In a sound recording issued on Wednesday, Lithuanian President Dalia Grybauskaite said Lithuania "is full of determination to restore the cathedral of great value to the whole world."
"It's a temple of our hearts and Lithuania and our people are ready to help restore it and contribute," the president said in the recording issued by her press service.
Prime Minister Saulius Skvernelis says the devastating fire "is not only a tragedy for France but also for Lithuania and the whole of Europe."
"We feel the moral duty and we are ready to contribute to the restoration of the Paris cathedral with all possible means," Skvernelis told BNS Lithuania.
Government Chancellor Algirdas Stoncaitis told BNS Lithuania on Wednesday that the Cabinet would discuss the matter during today's sitting.
"Our position will be expressed, and the prime minister will invite to submit specific proposals on ways to do that. We can definitely confirm that this issue has been discussed, and we had the prime minister's personal position, and now we'll have the government's position," he said.
According to Stoncaitis, specific assistance has not been identified yet and the Ministry of Foreign Affairs will probably be asked to do that. Foreign minister Linas Linkevicius says France's needs have to be analyzed first to find out what kind of assistance they need, and also Lithuania needs to evaluate its capabilities.

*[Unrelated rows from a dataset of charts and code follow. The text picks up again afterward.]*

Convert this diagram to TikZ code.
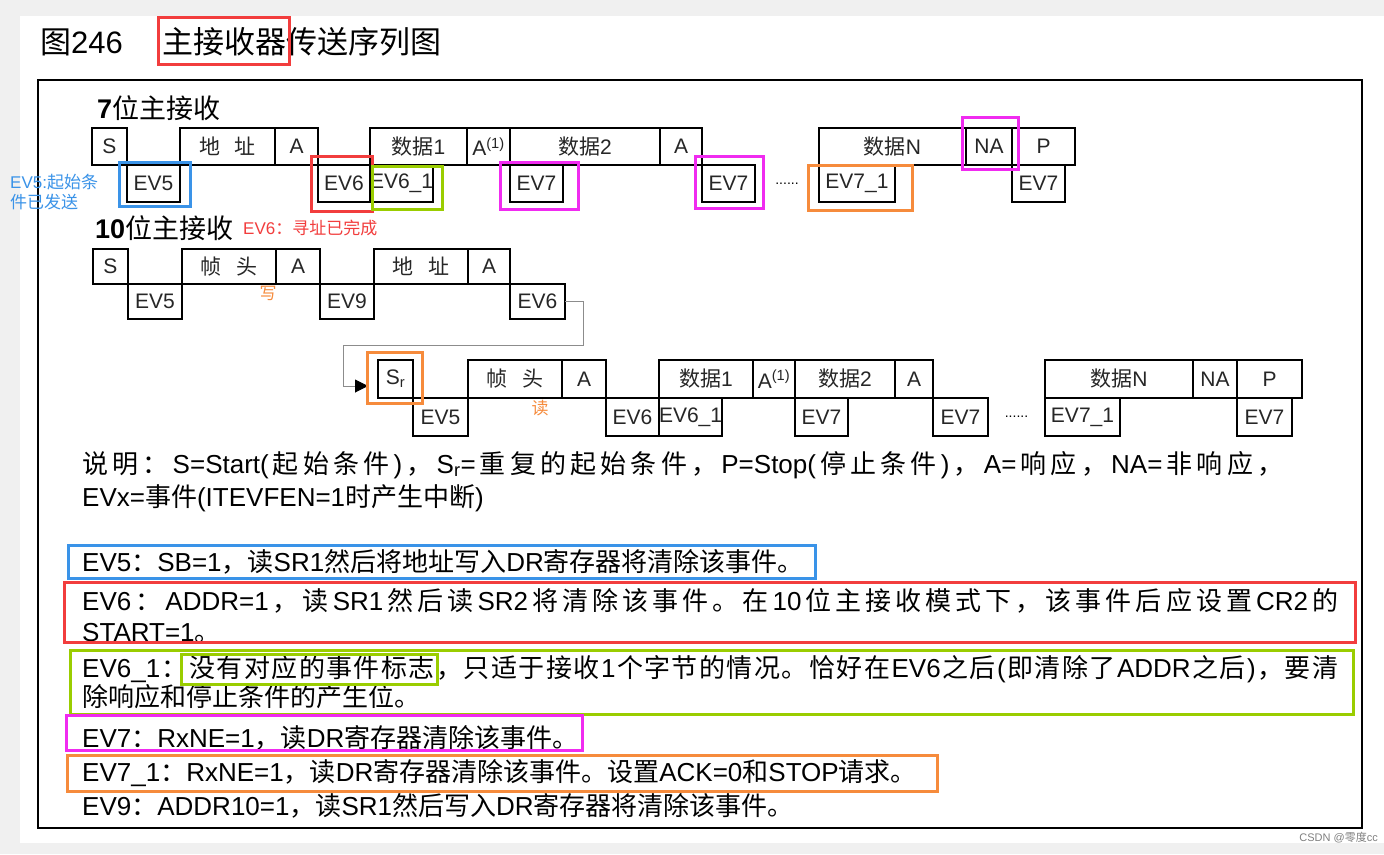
\documentclass[tikz,border=0pt]{standalone}
\usepackage{fontspec}
\setmainfont{Liberation Sans}
\newfontfamily\cjk{Noto Sans CJK SC}
\usepackage{tikz}
\usetikzlibrary{positioning, arrows.meta, calc}
\usepackage{xcolor}
\definecolor{pagegray}{HTML}{F0F0F0}
\definecolor{markblue}{HTML}{3A93E8}
\definecolor{markred}{HTML}{F23D3D}
\definecolor{markgreen}{HTML}{9ACD00}
\definecolor{markpink}{HTML}{F02BF0}
\definecolor{markorange}{HTML}{F68B3C}

% Chinese characters switch to the CJK font by themselves
\XeTeXinterchartokenstate=1
\newXeTeXintercharclass\cjkclass
\newcount\cjkchar
\def\setcjkrange#1#2{\cjkchar=#1\relax
  \loop\XeTeXcharclass\cjkchar=\cjkclass
  \ifnum\cjkchar<#2\advance\cjkchar by 1\repeat}
\setcjkrange{"3000}{"303F}
\setcjkrange{"4E00}{"9FFF}
\setcjkrange{"FF00}{"FFEF}
\XeTeXinterchartoks 0 \cjkclass = {\hskip0pt plus .5em\begingroup\cjk}
\XeTeXinterchartoks 4095 \cjkclass = {\begingroup\cjk}
\XeTeXinterchartoks \cjkclass 0 = {\endgroup\hskip0pt plus .5em\relax}
\XeTeXinterchartoks \cjkclass 4095 = {\endgroup}
\XeTeXinterchartoks \cjkclass \cjkclass = {\hskip0pt plus .5em\relax}

\begin{document}
\begin{tikzpicture}[x=1pt, y=-1pt,
  cell/.style={draw, line width=2.5pt, inner sep=0pt, outer sep=0pt, text=black!85, font=\fontsize{21}{24}\selectfont},
  hone/.style={cell, minimum height=37pt},
  htwo/.style={cell, minimum height=35pt},
  hthree/.style={cell, minimum height=38pt},
  body/.style={anchor=base west, inner sep=0pt, font=\fontsize{26}{30}\selectfont},
  note/.style={inner sep=0pt, font=\fontsize{17}{20}\selectfont},
  hilite/.style={line width=3pt},
  link/.style={draw=black!45, line width=1pt, -{Triangle[length=13pt, width=13pt, black]}, shorten >=10pt}]

\useasboundingbox (0,0) rectangle (1384,854);
\fill[pagegray] (0,0) rectangle (1384,854);
\fill[white] (20,16) rectangle (1384,843);
\draw[line width=2pt] (38,80) rectangle (1362,828);

% Title
\node[anchor=base west, inner sep=0pt, font=\fontsize{31}{34}\selectfont] (title) at (40,53) {图246\hspace{40pt}主接收器传送序列图};

% 7-bit master receiver
\node[anchor=base west, inner sep=0pt, font=\fontsize{27}{30}\selectfont] (t7) at (97,118) {\textbf{7}位主接收};
\node[hone, minimum width=35pt, anchor=north west] (a-s) at (92,128) {S};
\node[hone, minimum width=53pt, anchor=north west] (a-ev5) at (a-s.south east) {EV5};
\node[hone, minimum width=95pt, anchor=south west] (a-addr) at (a-ev5.north east) {地\hspace{.7em}址};
\node[hone, minimum width=43pt, right=0pt of a-addr] (a-ack) {A};
\node[hone, minimum width=52pt, anchor=north west] (a-ev6) at (a-ack.south east) {EV6};
\node[hone, minimum width=97pt, anchor=south west] (a-d1) at (a-ev6.north east) {数据1};
\node[hone, minimum width=62pt, anchor=north west] (a-ev61) at (a-d1.south west) {EV6\_1};
\node[hone, minimum width=43pt, right=0pt of a-d1] (a-ack1) {A\textsuperscript{(1)}};
\node[hone, minimum width=150pt, right=0pt of a-ack1] (a-d2) {数据2};
\node[hone, minimum width=53pt, anchor=north west] (a-ev7) at (a-d2.south west) {EV7};
\node[hone, minimum width=42pt, right=0pt of a-d2] (a-ack2) {A};
\node[hone, minimum width=53pt, anchor=north west] (a-ev7b) at (a-ack2.south east) {EV7};
\node[hone, minimum width=147pt, anchor=south west] (a-dn) at ([xshift=64pt]a-ev7b.north east) {数据N};
\node[hone, minimum width=76pt, anchor=north west] (a-ev71) at (a-dn.south west) {EV7\_1};
\node[hone, minimum width=46pt, right=0pt of a-dn] (a-nack) {NA};
\node[hone, minimum width=63pt, right=0pt of a-nack] (a-stop) {P};
\node[hone, minimum width=53pt, anchor=north west] (a-ev7c) at (a-stop.south west) {EV7};
\node[font=\fontsize{14}{16}\selectfont] (a-dots) at ($(a-ev7b.east)!.5!(a-ev71.west)$) {......};

% 10-bit master receiver
\node[anchor=base west, inner sep=0pt, font=\fontsize{27}{30}\selectfont] (t10) at (95,238) {\textbf{10}位主接收};
\node[htwo, minimum width=35pt, anchor=north west] (b-s) at (93,249) {S};
\node[htwo, minimum width=54pt, anchor=north west] (b-ev5) at (b-s.south east) {EV5};
\node[htwo, minimum width=94pt, anchor=south west] (b-head) at (b-ev5.north east) {帧\hspace{.7em}头};
\node[htwo, minimum width=44pt, right=0pt of b-head] (b-ack) {A};
\node[htwo, minimum width=54pt, anchor=north west] (b-ev9) at (b-ack.south east) {EV9};
\node[htwo, minimum width=94pt, anchor=south west] (b-addr) at (b-ev9.north east) {地\hspace{.7em}址};
\node[htwo, minimum width=42pt, right=0pt of b-addr] (b-ack2) {A};
\node[htwo, minimum width=55pt, anchor=north west] (b-ev6) at (b-ack2.south east) {EV6};

% repeated start, then read
\node[hthree, minimum width=35pt, anchor=north west] (c-sr) at (378,360) {S\textsubscript{r}};
\node[hthree, minimum width=55pt, anchor=north west] (c-ev5) at (c-sr.south east) {EV5};
\node[hthree, minimum width=94pt, anchor=south west] (c-head) at (c-ev5.north east) {帧\hspace{.7em}头};
\node[hthree, minimum width=44pt, right=0pt of c-head] (c-ack) {A};
\node[hthree, minimum width=53pt, anchor=north west] (c-ev6) at (c-ack.south east) {EV6};
\node[hthree, minimum width=94pt, anchor=south west] (c-d1) at (c-ev6.north east) {数据1};
\node[hthree, minimum width=61pt, anchor=north west] (c-ev61) at (c-d1.south west) {EV6\_1};
\node[hthree, minimum width=42pt, right=0pt of c-d1] (c-ack1) {A\textsuperscript{(1)}};
\node[hthree, minimum width=100pt, right=0pt of c-ack1] (c-d2) {数据2};
\node[hthree, minimum width=53pt, anchor=north west] (c-ev7) at (c-d2.south west) {EV7};
\node[hthree, minimum width=38pt, right=0pt of c-d2] (c-ack2) {A};
\node[hthree, minimum width=55pt, anchor=north west] (c-ev7b) at (c-ack2.south east) {EV7};
\node[hthree, minimum width=148pt, anchor=south west] (c-dn) at ([xshift=57pt]c-ev7b.north east) {数据N};
\node[hthree, minimum width=75pt, anchor=north west] (c-ev71) at (c-dn.south west) {EV7\_1};
\node[hthree, minimum width=44pt, right=0pt of c-dn] (c-nack) {NA};
\node[hthree, minimum width=65pt, right=0pt of c-nack] (c-stop) {P};
\node[hthree, minimum width=55pt, anchor=north west] (c-ev7c) at (c-stop.south west) {EV7};
\node[font=\fontsize{14}{16}\selectfont] (c-dots) at ($(c-ev7b.east)!.5!(c-ev71.west)$) {......};

% EV6 leads on to the repeated start
\coordinate (bend1) at (583,345);
\coordinate (bend2) at (343,345);
\draw[link] (b-ev6.east) -| (bend1) -- (bend2) |- ([yshift=-7pt]c-sr.west);

% notes added by hand
\node[note, text=markblue, align=left, anchor=north west] (n-ev5) at (10,174) {EV5:起始条\\件已发送};
\node[note, text=markred, anchor=base west] (n-ev6) at (243,234) {EV6：寻址已完成};
\node[note, text=markorange] (n-write) at (268,293) {写};
\node[note, text=markorange] (n-read) at (540,408) {读};

% legend
\node[body] (legend1) at (82,473) {\hbox to 1201pt{说明：S=Start(起始条件)，S\textsubscript{r}=重复的起始条件，P=Stop(停止条件)，A=响应，NA=非响应，}};
\node[body] (legend2) at (82,506) {EVx=事件(ITEVFEN=1时产生中断)};
\node[body] (d-ev5) at (82,571) {EV5：SB=1，读SR1然后将地址写入DR寄存器将清除该事件。};
\node[body] (d-ev6) at (82,610) {\hbox to 1256pt{EV6：ADDR=1，读SR1然后读SR2将清除该事件。在10位主接收模式下，该事件后应设置CR2的}};
\node[body] (d-ev6b) at (82,641) {START=1。};
\node[body] (d-ev61) at (82,677) {\hbox to 1256pt{EV6\_1：没有对应的事件标志，只适于接收1个字节的情况。恰好在EV6之后(即清除了ADDR之后)，要清}};
\node[body] (d-ev61b) at (82,706) {除响应和停止条件的产生位。};
\node[body] (d-ev7) at (82,747) {EV7：RxNE=1，读DR寄存器清除该事件。};
\node[body] (d-ev71) at (82,781) {EV7\_1：RxNE=1，读DR寄存器清除该事件。设置ACK=0和STOP请求。};
\node[body] (d-ev9) at (82,815) {EV9：ADDR10=1，读SR1然后写入DR寄存器将清除该事件。};

% coloured marks
\draw[hilite, markred] (158,17) rectangle (289,64);
\draw[hilite, markblue] (119,162) rectangle (190,206);
\draw[hilite, markred] (311,156) rectangle (372,211);
\draw[hilite, markgreen] (372,166) rectangle (442,209);
\draw[hilite, markpink] (500,162) rectangle (578,209);
\draw[hilite, markpink] (695,156) rectangle (763,208);
\draw[hilite, markorange] (808,165) rectangle (912,210);
\draw[hilite, markpink] (962,117) rectangle (1018,169);
\draw[hilite, markorange] (367,352) rectangle (422,403);
\draw[hilite, markblue] (68,545) rectangle (815,578);
\draw[hilite, markred] (64,582) rectangle (1355,642);
\draw[hilite, markgreen] (70,650) rectangle (1353,714);
\draw[hilite, markgreen] (181,654) rectangle (437,684);
\draw[hilite, markpink] (66,715) rectangle (582,750);
\draw[hilite, markorange] (67,755) rectangle (937,791);

\node[anchor=east, inner sep=0pt, text=black!50, font=\fontsize{11}{13}\selectfont] (wm) at (1378,838) {CSDN @零度cc};
\end{tikzpicture}
\end{document}
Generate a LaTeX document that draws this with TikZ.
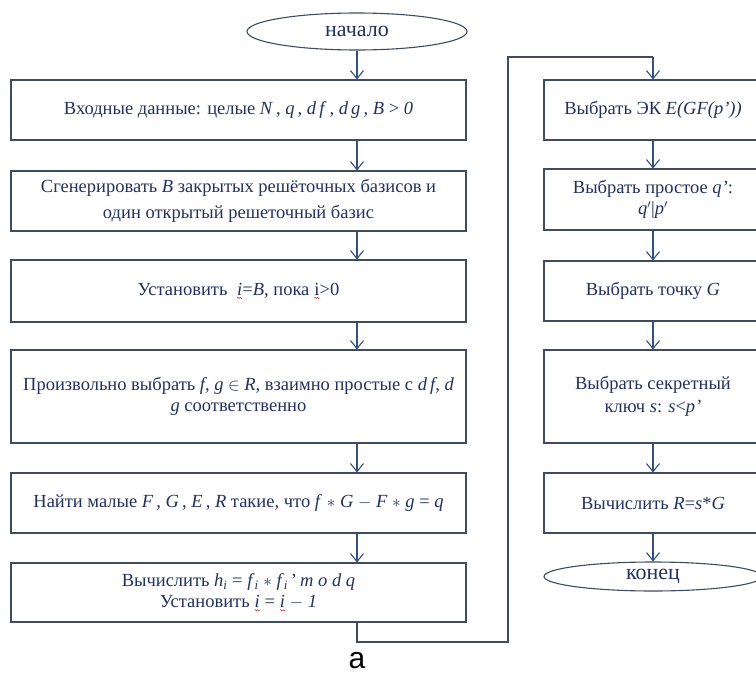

"There are all sorts of possibilities, including financial assistance, even though symbolic, perhaps experts and specialists could be sent. We have high-level restoration specialists," the minister told journalists at the parliament today. "… we need to hear the needs of the French government, find out what our capabilities are. I believe the prime minister will make necessary orders."
A huge fire engulfed the Paris cathedral, one of the most significant pieces of early Gothic architecture, visited by around 13 million people every year, on Monday afternoon.